WHAT THIS TASK INVOLVES » Any pictures should be left out; please print exactly the lines between the line with "Give me the" and the line with "6, 9, null]", inclusive.

SUPPLIED MATERIAL »
────────────────────
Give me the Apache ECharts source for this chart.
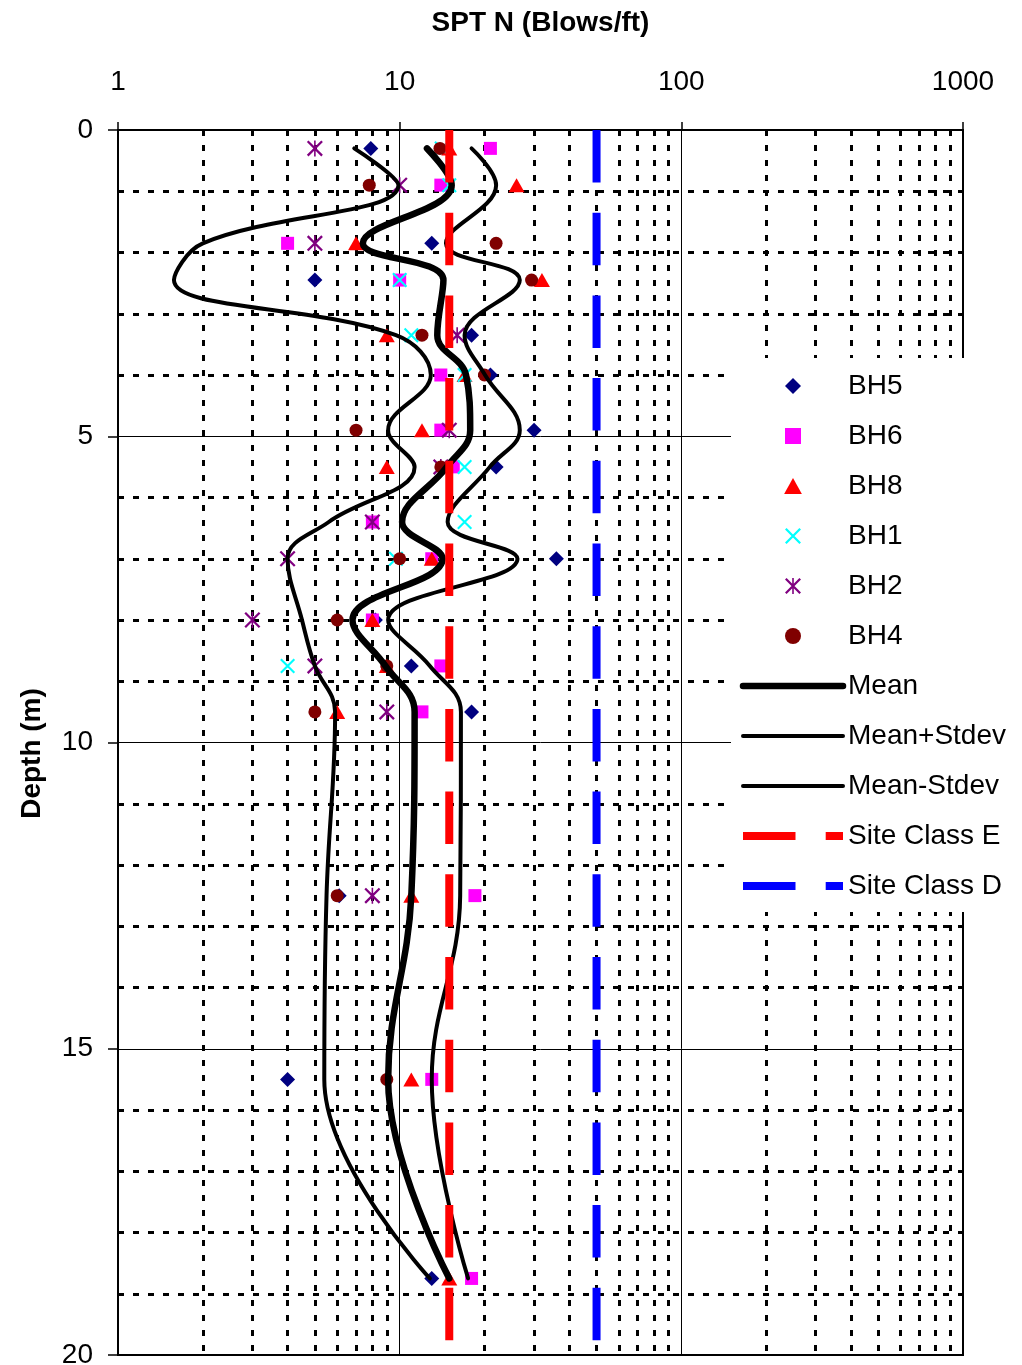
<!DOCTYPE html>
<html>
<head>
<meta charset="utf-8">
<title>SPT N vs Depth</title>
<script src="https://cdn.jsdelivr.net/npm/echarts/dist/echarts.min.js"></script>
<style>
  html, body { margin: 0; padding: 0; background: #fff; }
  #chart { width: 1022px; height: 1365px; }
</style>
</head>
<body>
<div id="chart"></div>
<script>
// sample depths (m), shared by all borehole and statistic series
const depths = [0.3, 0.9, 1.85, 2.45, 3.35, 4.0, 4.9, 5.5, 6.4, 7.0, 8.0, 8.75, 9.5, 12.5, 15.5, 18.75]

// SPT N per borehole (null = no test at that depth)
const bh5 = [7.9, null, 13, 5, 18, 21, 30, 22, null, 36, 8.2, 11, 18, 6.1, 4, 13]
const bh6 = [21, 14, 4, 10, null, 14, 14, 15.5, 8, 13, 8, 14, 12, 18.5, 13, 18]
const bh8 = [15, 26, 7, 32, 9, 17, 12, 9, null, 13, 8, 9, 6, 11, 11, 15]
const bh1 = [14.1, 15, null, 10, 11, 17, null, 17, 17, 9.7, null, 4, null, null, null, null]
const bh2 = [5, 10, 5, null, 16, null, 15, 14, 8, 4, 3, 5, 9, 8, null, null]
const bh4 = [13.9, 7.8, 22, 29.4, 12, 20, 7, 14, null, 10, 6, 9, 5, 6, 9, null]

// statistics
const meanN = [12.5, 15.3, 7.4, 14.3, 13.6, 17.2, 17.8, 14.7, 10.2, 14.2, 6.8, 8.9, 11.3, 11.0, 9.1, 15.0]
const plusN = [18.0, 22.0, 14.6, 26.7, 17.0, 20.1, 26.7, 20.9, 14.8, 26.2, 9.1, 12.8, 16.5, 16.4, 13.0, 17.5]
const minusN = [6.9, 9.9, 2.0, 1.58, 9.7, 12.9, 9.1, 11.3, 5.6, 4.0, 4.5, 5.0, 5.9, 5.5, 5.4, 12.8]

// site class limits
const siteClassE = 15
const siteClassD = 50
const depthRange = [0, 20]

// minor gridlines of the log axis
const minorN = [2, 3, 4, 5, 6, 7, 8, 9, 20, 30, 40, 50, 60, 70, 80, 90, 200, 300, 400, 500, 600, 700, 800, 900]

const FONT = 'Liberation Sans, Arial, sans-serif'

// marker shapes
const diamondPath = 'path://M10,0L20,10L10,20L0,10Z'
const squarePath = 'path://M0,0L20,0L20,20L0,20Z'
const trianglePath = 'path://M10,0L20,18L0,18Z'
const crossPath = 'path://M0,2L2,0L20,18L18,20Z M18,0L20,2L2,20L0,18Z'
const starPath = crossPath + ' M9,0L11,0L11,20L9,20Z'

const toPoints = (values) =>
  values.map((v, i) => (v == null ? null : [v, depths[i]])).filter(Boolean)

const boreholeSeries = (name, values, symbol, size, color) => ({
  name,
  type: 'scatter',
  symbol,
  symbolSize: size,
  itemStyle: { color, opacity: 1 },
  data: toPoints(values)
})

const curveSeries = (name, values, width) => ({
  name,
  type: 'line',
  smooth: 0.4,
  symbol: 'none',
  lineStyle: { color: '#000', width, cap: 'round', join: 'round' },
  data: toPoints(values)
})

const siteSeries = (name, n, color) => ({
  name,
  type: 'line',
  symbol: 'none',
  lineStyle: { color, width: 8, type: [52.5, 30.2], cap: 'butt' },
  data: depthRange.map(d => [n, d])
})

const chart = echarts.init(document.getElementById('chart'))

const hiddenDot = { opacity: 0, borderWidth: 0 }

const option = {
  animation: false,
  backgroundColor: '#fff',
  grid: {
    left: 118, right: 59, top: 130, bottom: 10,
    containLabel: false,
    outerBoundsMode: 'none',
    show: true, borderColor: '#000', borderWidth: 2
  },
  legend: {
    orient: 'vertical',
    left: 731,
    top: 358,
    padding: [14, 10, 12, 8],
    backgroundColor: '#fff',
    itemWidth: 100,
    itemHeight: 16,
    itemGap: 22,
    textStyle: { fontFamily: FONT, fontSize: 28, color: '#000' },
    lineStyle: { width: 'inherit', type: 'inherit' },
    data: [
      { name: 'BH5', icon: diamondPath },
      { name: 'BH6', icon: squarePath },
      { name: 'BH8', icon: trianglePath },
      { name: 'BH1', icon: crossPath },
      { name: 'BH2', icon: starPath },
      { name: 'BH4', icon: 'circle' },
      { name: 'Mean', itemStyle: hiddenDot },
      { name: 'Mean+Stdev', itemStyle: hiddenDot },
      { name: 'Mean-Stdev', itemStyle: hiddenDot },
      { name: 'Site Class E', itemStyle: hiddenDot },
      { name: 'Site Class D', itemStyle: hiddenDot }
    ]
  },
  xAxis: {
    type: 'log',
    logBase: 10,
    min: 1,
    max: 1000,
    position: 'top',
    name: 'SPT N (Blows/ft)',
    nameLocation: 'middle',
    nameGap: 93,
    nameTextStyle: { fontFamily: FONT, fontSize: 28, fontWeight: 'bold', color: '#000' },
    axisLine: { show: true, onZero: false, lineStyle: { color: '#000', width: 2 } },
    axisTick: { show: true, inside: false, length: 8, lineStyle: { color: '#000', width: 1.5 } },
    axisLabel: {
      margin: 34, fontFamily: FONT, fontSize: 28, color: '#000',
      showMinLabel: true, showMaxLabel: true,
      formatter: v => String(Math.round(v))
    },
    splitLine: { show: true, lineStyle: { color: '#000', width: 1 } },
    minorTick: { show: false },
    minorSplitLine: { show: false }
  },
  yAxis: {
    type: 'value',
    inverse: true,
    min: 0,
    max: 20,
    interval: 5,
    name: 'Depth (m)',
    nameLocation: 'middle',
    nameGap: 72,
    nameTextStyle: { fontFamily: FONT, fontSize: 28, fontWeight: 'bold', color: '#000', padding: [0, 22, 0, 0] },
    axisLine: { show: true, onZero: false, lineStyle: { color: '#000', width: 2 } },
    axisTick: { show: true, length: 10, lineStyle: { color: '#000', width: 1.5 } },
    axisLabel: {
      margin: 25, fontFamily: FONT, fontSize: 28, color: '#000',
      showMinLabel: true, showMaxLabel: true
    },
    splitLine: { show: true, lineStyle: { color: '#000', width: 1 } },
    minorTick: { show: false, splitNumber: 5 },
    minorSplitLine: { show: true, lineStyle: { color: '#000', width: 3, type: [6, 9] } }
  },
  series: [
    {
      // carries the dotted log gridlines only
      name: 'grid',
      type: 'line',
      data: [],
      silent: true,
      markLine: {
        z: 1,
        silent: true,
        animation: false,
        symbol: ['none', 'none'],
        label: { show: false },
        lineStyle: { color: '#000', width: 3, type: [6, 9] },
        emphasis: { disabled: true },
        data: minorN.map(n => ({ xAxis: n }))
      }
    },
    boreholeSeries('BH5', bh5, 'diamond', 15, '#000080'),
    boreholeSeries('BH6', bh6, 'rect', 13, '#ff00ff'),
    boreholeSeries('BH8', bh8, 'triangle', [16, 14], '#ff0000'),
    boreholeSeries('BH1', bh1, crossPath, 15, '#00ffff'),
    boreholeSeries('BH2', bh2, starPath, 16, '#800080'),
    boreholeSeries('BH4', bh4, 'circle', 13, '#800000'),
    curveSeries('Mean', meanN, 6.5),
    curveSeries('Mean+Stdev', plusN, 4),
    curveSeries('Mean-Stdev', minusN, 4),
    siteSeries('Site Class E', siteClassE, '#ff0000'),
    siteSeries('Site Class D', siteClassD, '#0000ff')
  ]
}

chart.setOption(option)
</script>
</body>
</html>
────────────────────
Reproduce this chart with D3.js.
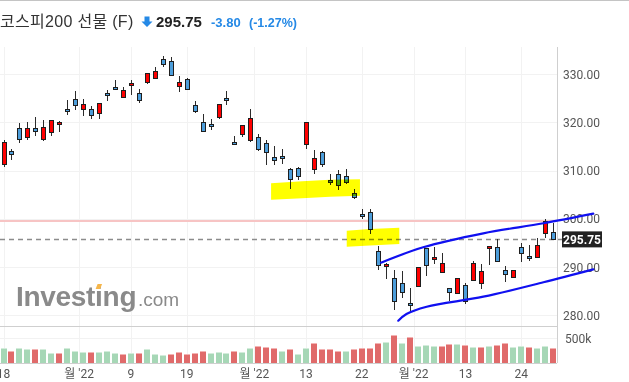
────────────────────
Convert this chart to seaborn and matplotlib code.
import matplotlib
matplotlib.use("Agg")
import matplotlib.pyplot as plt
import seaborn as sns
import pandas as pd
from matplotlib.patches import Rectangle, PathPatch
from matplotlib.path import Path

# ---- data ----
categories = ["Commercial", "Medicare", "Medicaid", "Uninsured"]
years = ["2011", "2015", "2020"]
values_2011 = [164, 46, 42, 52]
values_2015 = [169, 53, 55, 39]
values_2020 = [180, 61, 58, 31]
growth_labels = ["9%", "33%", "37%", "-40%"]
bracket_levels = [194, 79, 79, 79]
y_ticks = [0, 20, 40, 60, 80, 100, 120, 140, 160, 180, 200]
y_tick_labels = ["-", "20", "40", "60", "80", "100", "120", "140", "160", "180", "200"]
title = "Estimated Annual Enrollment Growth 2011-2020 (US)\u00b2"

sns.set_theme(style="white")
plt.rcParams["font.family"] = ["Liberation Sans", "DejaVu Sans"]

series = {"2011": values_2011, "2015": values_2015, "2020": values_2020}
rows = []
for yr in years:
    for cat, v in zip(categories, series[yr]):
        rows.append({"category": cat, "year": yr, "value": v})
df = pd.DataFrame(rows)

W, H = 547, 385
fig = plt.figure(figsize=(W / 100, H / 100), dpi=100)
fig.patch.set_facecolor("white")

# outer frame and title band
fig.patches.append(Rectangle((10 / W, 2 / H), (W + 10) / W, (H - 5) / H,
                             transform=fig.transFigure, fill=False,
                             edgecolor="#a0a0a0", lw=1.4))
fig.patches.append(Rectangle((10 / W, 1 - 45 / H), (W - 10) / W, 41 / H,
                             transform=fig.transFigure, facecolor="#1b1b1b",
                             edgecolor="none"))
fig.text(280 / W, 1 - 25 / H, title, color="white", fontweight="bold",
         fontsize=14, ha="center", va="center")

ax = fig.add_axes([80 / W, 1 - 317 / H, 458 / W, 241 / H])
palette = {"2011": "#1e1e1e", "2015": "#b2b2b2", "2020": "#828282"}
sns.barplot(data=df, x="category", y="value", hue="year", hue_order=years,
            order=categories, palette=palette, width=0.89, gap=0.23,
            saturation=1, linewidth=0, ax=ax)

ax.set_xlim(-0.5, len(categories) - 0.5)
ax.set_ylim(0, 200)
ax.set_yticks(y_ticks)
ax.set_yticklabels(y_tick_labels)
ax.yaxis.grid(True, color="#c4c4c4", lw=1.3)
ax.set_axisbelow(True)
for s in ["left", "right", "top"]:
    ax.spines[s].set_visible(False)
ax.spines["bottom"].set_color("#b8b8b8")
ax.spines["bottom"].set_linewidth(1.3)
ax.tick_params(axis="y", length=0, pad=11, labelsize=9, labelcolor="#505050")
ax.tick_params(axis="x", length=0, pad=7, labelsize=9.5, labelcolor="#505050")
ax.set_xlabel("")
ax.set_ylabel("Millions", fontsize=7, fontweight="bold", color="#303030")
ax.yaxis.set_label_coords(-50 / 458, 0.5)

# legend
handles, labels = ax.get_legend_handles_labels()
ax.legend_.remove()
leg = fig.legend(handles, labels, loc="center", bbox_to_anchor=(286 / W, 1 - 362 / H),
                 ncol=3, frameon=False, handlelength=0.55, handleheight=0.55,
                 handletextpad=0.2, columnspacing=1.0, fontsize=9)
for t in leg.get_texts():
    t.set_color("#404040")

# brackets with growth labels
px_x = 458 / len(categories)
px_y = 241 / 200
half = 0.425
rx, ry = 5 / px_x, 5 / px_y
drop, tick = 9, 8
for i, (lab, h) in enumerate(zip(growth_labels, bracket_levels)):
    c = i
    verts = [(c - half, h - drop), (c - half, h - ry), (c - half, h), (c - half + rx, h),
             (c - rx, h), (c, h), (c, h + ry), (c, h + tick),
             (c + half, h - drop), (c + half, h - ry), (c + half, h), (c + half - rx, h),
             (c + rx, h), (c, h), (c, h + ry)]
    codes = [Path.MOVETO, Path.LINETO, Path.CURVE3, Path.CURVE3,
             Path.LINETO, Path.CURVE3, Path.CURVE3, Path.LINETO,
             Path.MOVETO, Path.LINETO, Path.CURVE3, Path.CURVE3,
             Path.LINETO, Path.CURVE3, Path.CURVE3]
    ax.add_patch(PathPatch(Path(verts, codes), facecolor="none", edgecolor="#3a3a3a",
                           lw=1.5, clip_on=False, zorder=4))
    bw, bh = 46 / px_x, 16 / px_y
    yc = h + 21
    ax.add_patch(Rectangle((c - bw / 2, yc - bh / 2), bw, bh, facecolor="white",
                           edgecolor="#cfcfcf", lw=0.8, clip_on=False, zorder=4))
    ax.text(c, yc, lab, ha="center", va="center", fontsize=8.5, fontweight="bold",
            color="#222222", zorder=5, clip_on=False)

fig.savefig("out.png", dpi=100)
────────────────────
ANSWER TO THIS EXERCISE »
Give me the Apache ECharts source for this chart.
<!DOCTYPE html>
<html>
<head>
<meta charset="utf-8">
<title>SPT N vs Depth</title>
<script src="https://cdn.jsdelivr.net/npm/echarts/dist/echarts.min.js"></script>
<style>
  html, body { margin: 0; padding: 0; background: #fff; }
  #chart { width: 1022px; height: 1365px; }
</style>
</head>
<body>
<div id="chart"></div>
<script>
// sample depths (m), shared by all borehole and statistic series
const depths = [0.3, 0.9, 1.85, 2.45, 3.35, 4.0, 4.9, 5.5, 6.4, 7.0, 8.0, 8.75, 9.5, 12.5, 15.5, 18.75]

// SPT N per borehole (null = no test at that depth)
const bh5 = [7.9, null, 13, 5, 18, 21, 30, 22, null, 36, 8.2, 11, 18, 6.1, 4, 13]
const bh6 = [21, 14, 4, 10, null, 14, 14, 15.5, 8, 13, 8, 14, 12, 18.5, 13, 18]
const bh8 = [15, 26, 7, 32, 9, 17, 12, 9, null, 13, 8, 9, 6, 11, 11, 15]
const bh1 = [14.1, 15, null, 10, 11, 17, null, 17, 17, 9.7, null, 4, null, null, null, null]
const bh2 = [5, 10, 5, null, 16, null, 15, 14, 8, 4, 3, 5, 9, 8, null, null]
const bh4 = [13.9, 7.8, 22, 29.4, 12, 20, 7, 14, null, 10, 6, 9, 5, 6, 9, null]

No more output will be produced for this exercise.